_Problem requirements_: Find how many lines of the listing below include the word "matplotlib", then report the number by itself.

_Data shown_:

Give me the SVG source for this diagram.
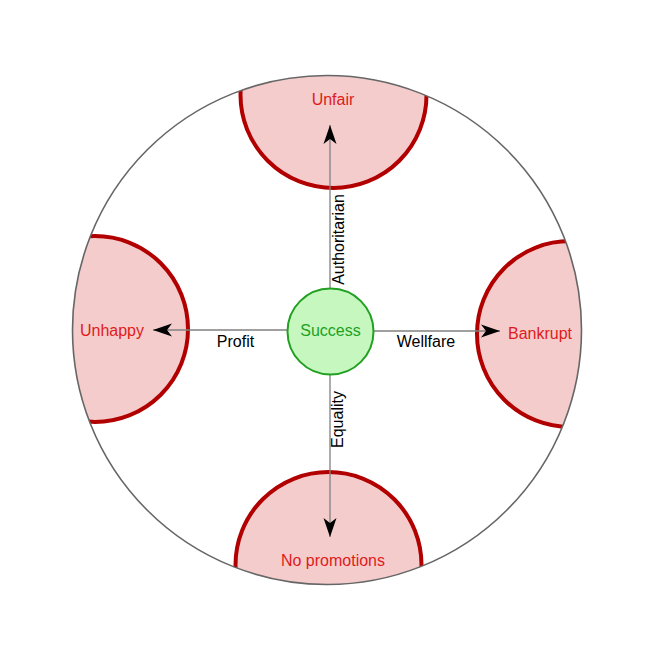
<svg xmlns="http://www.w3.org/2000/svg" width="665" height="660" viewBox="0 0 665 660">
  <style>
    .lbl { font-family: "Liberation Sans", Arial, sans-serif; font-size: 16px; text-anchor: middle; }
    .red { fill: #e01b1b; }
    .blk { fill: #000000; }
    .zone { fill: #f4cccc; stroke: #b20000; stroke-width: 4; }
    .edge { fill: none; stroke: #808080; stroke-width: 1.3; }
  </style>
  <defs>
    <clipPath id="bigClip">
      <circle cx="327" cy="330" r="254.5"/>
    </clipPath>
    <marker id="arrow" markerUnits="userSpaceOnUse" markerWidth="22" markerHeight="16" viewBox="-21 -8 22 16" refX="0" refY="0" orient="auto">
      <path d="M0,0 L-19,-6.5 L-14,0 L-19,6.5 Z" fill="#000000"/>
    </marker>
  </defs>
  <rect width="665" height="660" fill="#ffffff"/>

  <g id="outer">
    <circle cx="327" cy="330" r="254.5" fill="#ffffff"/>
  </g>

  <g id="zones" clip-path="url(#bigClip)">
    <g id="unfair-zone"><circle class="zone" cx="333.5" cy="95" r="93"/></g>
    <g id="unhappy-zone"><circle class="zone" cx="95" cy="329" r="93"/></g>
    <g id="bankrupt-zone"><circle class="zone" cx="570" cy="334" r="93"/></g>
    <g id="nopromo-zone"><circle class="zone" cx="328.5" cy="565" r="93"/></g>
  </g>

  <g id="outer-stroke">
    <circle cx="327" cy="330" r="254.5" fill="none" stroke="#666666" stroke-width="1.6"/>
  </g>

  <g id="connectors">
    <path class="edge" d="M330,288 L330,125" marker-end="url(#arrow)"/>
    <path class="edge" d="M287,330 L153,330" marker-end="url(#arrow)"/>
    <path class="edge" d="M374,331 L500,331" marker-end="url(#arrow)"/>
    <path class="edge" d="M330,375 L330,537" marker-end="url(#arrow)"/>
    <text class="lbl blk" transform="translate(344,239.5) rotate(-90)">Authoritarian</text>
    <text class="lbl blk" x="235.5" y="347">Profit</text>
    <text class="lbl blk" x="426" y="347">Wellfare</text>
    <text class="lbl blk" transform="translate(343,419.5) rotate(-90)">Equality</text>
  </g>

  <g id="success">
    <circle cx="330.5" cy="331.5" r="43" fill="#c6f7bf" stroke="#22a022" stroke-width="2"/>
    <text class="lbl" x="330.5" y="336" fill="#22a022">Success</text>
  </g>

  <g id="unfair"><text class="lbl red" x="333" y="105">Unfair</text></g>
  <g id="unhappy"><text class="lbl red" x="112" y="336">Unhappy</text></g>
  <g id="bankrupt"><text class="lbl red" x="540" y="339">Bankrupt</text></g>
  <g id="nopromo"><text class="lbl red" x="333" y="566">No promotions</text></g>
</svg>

...

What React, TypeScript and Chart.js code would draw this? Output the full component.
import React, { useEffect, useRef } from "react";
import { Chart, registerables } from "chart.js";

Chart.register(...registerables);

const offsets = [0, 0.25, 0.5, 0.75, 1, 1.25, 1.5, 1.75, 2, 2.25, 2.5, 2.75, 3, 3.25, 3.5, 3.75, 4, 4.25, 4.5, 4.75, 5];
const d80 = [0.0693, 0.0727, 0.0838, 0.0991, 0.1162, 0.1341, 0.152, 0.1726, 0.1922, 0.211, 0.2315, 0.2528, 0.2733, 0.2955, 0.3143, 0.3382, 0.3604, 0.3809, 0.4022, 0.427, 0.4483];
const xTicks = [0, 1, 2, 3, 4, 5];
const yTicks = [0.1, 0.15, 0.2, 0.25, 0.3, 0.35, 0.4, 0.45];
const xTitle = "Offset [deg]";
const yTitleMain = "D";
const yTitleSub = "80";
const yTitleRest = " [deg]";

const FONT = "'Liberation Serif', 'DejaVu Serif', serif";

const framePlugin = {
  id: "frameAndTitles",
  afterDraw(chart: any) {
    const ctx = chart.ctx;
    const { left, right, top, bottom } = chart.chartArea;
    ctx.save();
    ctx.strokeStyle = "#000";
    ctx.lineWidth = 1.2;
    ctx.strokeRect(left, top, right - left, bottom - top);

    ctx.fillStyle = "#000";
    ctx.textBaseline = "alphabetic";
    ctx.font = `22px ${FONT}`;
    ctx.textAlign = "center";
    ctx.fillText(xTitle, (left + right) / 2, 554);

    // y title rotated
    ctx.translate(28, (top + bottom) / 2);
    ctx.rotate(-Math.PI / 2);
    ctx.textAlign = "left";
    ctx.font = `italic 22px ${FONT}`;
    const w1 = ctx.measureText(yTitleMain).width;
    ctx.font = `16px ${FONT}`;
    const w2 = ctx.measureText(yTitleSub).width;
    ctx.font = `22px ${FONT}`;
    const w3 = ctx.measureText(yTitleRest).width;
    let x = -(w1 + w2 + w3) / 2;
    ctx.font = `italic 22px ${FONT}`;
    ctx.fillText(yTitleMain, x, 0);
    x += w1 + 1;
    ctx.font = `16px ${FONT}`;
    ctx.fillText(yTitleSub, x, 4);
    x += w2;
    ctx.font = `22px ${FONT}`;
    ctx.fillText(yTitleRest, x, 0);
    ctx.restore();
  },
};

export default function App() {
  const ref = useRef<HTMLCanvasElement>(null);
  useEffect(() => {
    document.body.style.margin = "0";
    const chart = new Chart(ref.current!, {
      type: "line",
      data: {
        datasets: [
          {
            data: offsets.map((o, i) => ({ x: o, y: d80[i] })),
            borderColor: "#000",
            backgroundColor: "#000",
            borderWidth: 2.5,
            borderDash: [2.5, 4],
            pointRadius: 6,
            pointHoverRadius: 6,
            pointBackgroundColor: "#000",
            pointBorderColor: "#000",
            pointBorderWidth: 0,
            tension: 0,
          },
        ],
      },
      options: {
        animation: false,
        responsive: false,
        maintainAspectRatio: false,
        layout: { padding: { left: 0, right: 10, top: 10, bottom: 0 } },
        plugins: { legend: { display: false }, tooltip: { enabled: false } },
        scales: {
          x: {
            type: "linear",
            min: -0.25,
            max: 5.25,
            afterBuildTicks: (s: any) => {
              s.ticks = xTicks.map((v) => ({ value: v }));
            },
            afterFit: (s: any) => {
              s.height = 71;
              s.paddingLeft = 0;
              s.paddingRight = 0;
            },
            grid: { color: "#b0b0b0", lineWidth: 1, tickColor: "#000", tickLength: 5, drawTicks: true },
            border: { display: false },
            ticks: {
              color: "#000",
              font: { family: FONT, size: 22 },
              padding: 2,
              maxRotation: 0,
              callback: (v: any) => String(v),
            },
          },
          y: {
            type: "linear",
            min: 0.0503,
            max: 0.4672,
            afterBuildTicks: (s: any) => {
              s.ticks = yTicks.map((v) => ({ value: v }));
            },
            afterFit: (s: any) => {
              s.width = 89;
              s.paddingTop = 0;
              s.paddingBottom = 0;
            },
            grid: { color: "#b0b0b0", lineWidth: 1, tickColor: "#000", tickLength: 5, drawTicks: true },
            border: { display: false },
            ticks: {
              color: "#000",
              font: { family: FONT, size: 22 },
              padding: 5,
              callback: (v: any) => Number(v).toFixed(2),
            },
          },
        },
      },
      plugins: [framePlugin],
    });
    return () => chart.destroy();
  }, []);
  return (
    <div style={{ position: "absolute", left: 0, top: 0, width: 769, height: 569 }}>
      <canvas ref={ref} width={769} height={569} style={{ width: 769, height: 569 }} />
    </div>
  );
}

---

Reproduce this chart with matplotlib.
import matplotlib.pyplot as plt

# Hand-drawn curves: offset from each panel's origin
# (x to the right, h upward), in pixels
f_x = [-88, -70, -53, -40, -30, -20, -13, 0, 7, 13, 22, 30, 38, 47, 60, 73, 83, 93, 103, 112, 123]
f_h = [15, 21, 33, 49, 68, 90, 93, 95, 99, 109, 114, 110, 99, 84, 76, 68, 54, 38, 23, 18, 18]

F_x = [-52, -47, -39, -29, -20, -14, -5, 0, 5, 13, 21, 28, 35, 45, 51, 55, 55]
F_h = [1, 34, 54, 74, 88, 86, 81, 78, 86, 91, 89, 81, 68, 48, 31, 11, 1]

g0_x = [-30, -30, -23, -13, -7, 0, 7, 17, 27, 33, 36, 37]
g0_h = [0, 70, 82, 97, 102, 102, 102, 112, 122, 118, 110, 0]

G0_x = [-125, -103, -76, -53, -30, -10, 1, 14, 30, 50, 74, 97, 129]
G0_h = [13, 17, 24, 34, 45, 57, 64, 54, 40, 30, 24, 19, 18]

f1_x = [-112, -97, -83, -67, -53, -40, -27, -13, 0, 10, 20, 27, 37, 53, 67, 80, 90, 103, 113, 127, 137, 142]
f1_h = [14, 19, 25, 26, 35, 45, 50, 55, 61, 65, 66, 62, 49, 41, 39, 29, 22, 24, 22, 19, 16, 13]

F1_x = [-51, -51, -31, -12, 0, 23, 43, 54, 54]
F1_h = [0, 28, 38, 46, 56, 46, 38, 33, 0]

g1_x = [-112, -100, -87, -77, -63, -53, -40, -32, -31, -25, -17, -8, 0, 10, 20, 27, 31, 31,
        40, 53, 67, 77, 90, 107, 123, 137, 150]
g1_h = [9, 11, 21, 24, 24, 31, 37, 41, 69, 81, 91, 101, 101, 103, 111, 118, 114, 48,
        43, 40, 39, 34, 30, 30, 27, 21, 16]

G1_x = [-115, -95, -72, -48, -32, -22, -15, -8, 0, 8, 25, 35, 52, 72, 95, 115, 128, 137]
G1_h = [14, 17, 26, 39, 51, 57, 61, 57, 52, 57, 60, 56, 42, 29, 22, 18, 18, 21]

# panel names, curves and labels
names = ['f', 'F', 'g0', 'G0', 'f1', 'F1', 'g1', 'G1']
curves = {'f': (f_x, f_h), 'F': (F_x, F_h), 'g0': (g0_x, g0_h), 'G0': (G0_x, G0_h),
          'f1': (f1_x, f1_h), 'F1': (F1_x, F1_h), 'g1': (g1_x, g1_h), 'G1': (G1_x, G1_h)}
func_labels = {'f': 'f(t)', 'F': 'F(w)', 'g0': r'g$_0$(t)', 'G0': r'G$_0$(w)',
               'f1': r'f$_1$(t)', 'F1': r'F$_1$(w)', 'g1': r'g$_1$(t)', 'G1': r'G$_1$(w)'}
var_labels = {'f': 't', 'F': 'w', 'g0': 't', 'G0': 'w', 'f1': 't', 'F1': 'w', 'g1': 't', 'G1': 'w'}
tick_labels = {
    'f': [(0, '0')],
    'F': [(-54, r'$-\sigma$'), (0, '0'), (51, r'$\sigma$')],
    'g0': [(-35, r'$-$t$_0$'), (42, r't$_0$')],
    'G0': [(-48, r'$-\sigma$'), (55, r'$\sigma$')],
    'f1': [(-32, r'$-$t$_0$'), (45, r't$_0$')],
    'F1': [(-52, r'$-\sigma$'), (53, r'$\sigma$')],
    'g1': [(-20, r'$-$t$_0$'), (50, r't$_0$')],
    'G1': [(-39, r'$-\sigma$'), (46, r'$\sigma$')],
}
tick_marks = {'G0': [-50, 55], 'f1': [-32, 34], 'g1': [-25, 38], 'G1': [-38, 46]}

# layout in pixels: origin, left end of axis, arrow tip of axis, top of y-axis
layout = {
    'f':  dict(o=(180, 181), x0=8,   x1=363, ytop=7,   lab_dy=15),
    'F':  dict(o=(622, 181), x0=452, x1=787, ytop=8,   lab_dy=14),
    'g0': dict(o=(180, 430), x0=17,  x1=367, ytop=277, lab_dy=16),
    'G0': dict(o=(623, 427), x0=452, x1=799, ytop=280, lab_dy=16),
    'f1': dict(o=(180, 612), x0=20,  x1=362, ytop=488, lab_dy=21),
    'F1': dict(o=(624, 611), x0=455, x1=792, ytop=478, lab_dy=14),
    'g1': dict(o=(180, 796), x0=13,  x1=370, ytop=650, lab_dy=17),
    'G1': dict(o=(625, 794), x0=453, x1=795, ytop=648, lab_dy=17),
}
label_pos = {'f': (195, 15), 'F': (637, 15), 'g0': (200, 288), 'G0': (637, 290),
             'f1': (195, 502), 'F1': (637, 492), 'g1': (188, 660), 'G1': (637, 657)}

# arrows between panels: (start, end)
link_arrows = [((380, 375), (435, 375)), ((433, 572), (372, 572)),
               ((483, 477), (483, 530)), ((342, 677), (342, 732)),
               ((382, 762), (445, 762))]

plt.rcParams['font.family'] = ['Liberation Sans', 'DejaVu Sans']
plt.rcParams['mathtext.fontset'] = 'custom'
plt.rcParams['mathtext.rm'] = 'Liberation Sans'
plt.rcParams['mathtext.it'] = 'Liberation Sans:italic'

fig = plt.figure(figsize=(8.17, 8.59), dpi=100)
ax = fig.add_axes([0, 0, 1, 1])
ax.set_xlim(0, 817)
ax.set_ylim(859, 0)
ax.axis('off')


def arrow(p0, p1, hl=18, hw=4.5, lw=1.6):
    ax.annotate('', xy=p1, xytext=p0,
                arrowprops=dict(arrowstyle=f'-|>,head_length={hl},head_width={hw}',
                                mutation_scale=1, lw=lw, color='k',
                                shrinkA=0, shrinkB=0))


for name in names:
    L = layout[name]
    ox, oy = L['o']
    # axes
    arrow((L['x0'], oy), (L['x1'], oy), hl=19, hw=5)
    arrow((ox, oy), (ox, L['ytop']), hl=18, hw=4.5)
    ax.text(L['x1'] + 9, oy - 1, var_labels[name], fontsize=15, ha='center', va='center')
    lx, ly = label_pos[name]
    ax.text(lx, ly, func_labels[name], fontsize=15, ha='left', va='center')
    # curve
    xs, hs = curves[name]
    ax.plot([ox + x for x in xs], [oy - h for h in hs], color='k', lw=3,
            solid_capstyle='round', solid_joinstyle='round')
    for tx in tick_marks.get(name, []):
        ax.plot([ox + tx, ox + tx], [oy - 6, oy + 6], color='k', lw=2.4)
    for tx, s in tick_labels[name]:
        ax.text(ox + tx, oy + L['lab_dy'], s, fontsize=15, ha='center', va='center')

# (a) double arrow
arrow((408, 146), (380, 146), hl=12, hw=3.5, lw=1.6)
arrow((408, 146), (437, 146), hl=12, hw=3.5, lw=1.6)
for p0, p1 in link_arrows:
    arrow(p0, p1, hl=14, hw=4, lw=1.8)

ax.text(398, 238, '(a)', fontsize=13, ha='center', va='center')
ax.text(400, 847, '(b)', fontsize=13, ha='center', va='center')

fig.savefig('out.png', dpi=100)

_Task answer_: 2